**YOUR GOAL:**
Everything from the first line of the data below through the line that contains "import plotly.graph_objects as go" should be written out exactly, please, and nothing more; the pictures stay out.

____ SOURCE DATA

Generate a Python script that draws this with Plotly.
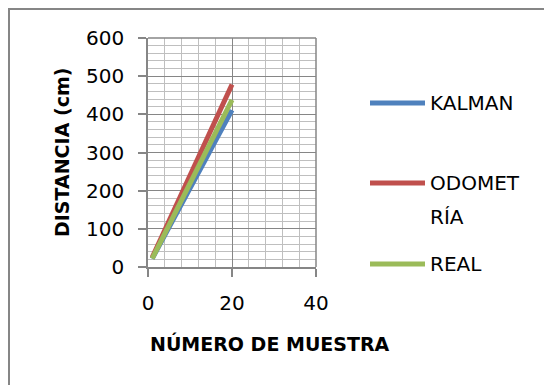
import plotly.graph_objects as go

muestra = list(range(1, 21))
kalman = [22, 42, 63, 83, 104, 124, 145, 165, 186, 206, 227, 247, 268, 288, 309, 329, 350, 370, 391, 411]
odometria = [25, 49, 73, 97, 120, 144, 168, 192, 216, 239, 263, 287, 311, 335, 358, 382, 406, 430, 454, 478]
real = [22, 44, 66, 88, 110, 131, 153, 175, 197, 219, 241, 263, 285, 307, 329, 350, 372, 394, 416, 438]

series_names = ["KALMAN", "ODOMETRÍA", "REAL"]
series_colors = ["#4F81BD", "#C0504D", "#9BBB59"]
series_values = [kalman, odometria, real]

OFF = 8  # page body margin offset
W, H = 552 - OFF, 385 - OFF
L, R, T, B = 148, 316, 38, 267  # plot area pixel bounds in page coordinates


def px(x):
    return (x - L) / (R - L)


def py(y):
    return (B - y) / (B - T)


FONT = "DejaVu Sans"
fig = go.Figure()
for name, col, vals in zip(series_names, series_colors, series_values):
    fig.add_trace(go.Scatter(x=muestra, y=vals, mode="lines", name=name,
                             line=dict(color=col, width=5), showlegend=False))

axis_common = dict(
    showline=True, linecolor="#868686", linewidth=1.5,
    showgrid=True, gridcolor="#868686", gridwidth=1,
    ticks="outside", ticklen=8, tickcolor="#868686", tickwidth=1.5,
    tickfont=dict(family=FONT, size=20, color="#000000"),
    zeroline=False, mirror=False,
)
fig.update_xaxes(range=[0, 40], dtick=20, tick0=0,
                 minor=dict(dtick=4, showgrid=True, gridcolor="#BFBFBF", gridwidth=1),
                 ticklabelstandoff=9, **axis_common)
fig.update_yaxes(range=[0, 600], dtick=100, tick0=0,
                 minor=dict(dtick=20, showgrid=True, gridcolor="#BFBFBF", gridwidth=1),
                 ticklabelstandoff=10, **axis_common)

shapes = [
    dict(type="rect", xref="paper", yref="paper", x0=px(9), x1=px(570), y0=py(400), y1=py(9),
         line=dict(color="#868686", width=2), fillcolor="rgba(0,0,0,0)", layer="below"),
    dict(type="line", xref="paper", yref="paper", x0=1, x1=1, y0=0, y1=1,
         line=dict(color="#868686", width=1.5)),
    dict(type="line", xref="paper", yref="paper", x0=0, x1=1, y0=1, y1=1,
         line=dict(color="#868686", width=1.5)),
]
annotations = [
    dict(text="<b>NÚMERO DE MUESTRA</b>", xref="paper", yref="paper", x=px(270), y=py(343),
         xanchor="center", yanchor="middle", showarrow=False,
         font=dict(family=FONT, size=19, color="#000000")),
    dict(text="<b>DISTANCIA (cm)</b>", xref="paper", yref="paper", x=px(62), y=py(153),
         xanchor="center", yanchor="middle", showarrow=False, textangle=-90,
         font=dict(family=FONT, size=19, color="#000000")),
]

legend_rows = [(103, ["KALMAN"]), (183, ["ODOMET", "RÍA"]), (264, ["REAL"])]
for (ly, texts), col in zip(legend_rows, series_colors):
    shapes.append(dict(type="line", xref="paper", yref="paper", x0=px(370), x1=px(425),
                       y0=py(ly), y1=py(ly), line=dict(color=col, width=5)))
    for i, t in enumerate(texts):
        annotations.append(dict(text=t, xref="paper", yref="paper", x=px(428), y=py(ly + 34 * i),
                                xanchor="left", yanchor="middle", showarrow=False,
                                font=dict(family=FONT, size=20, color="#000000")))

fig.update_layout(
    width=W, height=H,
    margin=dict(l=L - OFF, r=W - (R - OFF), t=T - OFF, b=H - (B - OFF)),
    paper_bgcolor="#FFFFFF", plot_bgcolor="#FFFFFF",
    shapes=shapes, annotations=annotations,
    showlegend=False,
)
fig.write_html("out.html")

________

**RIGHT ANSWER:**
Generate a Python script that draws this with Plotly.
import plotly.graph_objects as go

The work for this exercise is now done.